Thursday, July 4, 2013

Benefits of Stairlifts

You’ve probably seen the ads for stairlifts on television, but have you ever considered how much of a difference one could make in your life? Stairlifts offer many benefits for older adults and those who have mobility issues, but many people don’t realize the many benefits of having chairlifts installed until after they’ve done so. The benefits that customers most often recount are not necessarily those that the companies selling stair lifts use as selling points. Here are the major benefits you’ll enjoy when you install a stairlift.
Get Your Whole House Back
Do you dread going back upstairs after you get down to the main floor in the morning? Many older adults can negotiate stairs but are nervous doing so. Others who struggle with joint pain and arthritis can get up and down the stairs, but only manage the feat with a great deal of pain. For many who live in a 2-story home, the solution is to minimize trips up and down the stairs. In the worst case scenario, they move their bedroom to the main floor and don’t go upstairs at all. More often, they make simply make sure they have everything they’ll need before they negotiate the stairs for the day because once they make it to the main floor, they’re not going back up the stairs until bedtime. Chairlifts take the pain, fear and effort out of climbing the stairs and give you back your whole house.
Stop Worrying About Your Parents
Do you worry about your mom or dad falling on the stairs when they’re alone at home? Balance often becomes an issue for older adults, and people are more likely to suffer a loss of balance when negotiating stairs than when walking across a floor. A stairlift can relieve your worries by keeping your parent safe on the stairs.
Stay in Your Home
Many adults face the difficult decision of whether to remain in their homes or give them up to move to a more accessible environment – a smaller apartment or a one-level home, for example.
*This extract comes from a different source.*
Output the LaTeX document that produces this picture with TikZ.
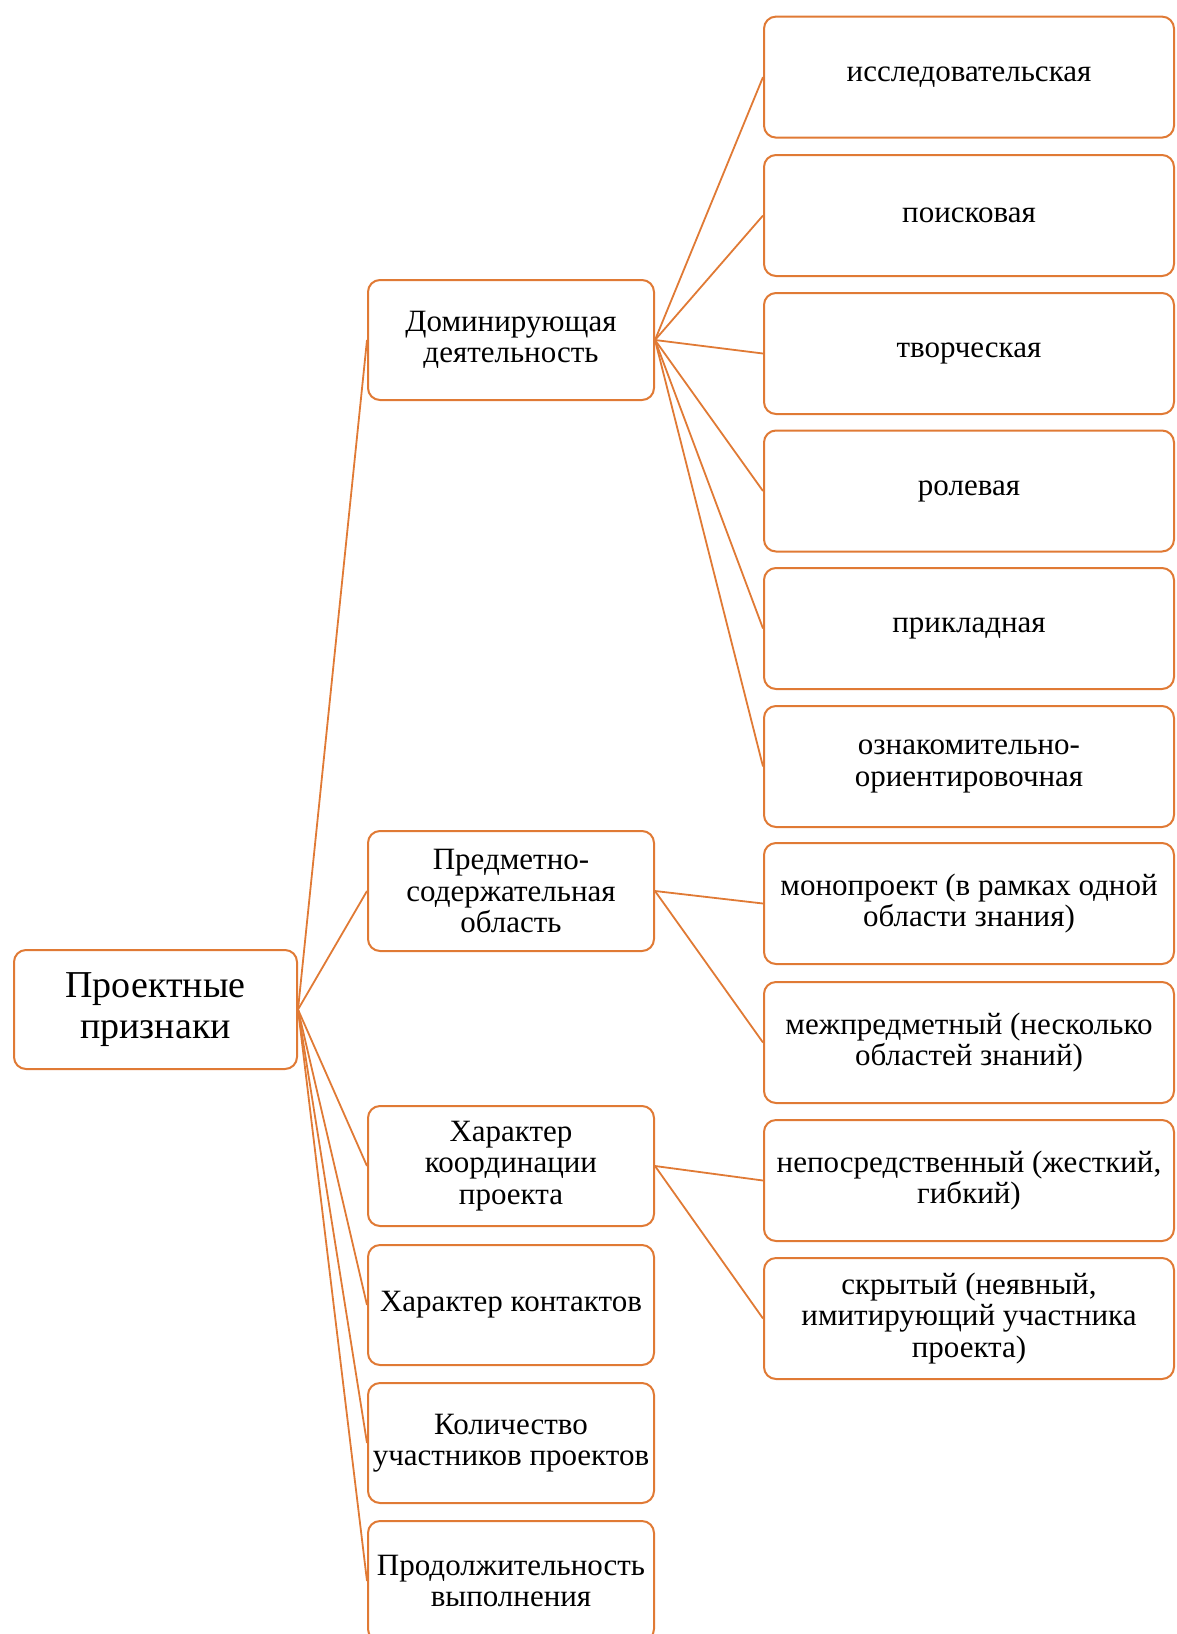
\documentclass[tikz,border=0pt]{standalone}
\usepackage{fontspec}
\setmainfont{Liberation Serif}
\definecolor{acc}{HTML}{E07A35}
\begin{document}
\begin{tikzpicture}[x=1pt,y=-1pt,
  box/.style={draw=acc, line width=2pt, rounded corners=12pt, fill=white, align=center,
    inner sep=1pt, font=\fontsize{31}{31.5}\selectfont, anchor=north west},
  mid/.style={box, minimum width=286pt, minimum height=120pt},
  leaf/.style={box, minimum width=410pt, minimum height=121pt},
  link/.style={draw=acc, line width=1.8pt}]
\useasboundingbox (0,0) rectangle (1176,1634);
\clip (0,0) rectangle (1176,1634);
\node[box, minimum width=283pt, minimum height=119pt, font=\fontsize{38}{40.5}\selectfont] (root) at (13,949) {Проектные\\признаки};
\node[mid] (d1) at (367,279) {Доминирующая\\деятельность};
\node[mid] (d2) at (367,830) {Предметно-\\содержательная\\область};
\node[mid] (d3) at (367,1105) {Характер\\координации\\проекта};
\node[mid] (d4) at (367,1244) {Характер контактов};
\node[mid] (d5) at (367,1382) {Количество\\участников проектов};
\node[mid] (d6) at (367,1520) {Продолжительность\\выполнения};
\node[leaf] (r1) at (763,15.6) {исследовательская};
\node[leaf] (r2) at (763,154) {поисковая};
\node[leaf] (r3) at (763,292) {творческая};
\node[leaf] (r4) at (763,429.5) {ролевая};
\node[leaf] (r5) at (763,567) {прикладная};
\node[leaf] (r6) at (763,705) {ознакомительно-\\ориентировочная};
\node[leaf] (r7) at (763,842) {монопроект (в рамках одной\\области знания)};
\node[leaf] (r8) at (763,981) {межпредметный (несколько\\областей знаний)};
\node[leaf] (r9) at (763,1119) {непосредственный (жесткий,\\гибкий)};
\node[leaf] (r10) at (763,1257) {скрытый (неявный,\\имитирующий участника\\проекта)};
\foreach \t in {d1,d2,d3,d4,d5,d6} \draw[link] (root.east) -- (\t.west);
\foreach \t in {r1,r2,r3,r4,r5,r6} \draw[link] (d1.east) -- (\t.west);
\foreach \t in {r7,r8} \draw[link] (d2.east) -- (\t.west);
\foreach \t in {r9,r10} \draw[link] (d3.east) -- (\t.west);
\end{tikzpicture}
\end{document}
In some cases, minimizing trips up and down the stairs just isn’t a practical solution – when the only bathroom is at the top of that steep flight, for example. Chairlifts provide access to the second floor, and make it possible to remain in the family home.
This is, of course, the biggest benefit of stairlifts because it carries with it a host of associated benefits, including better health, better quality of life and less expense than an assisted-living option outside the home.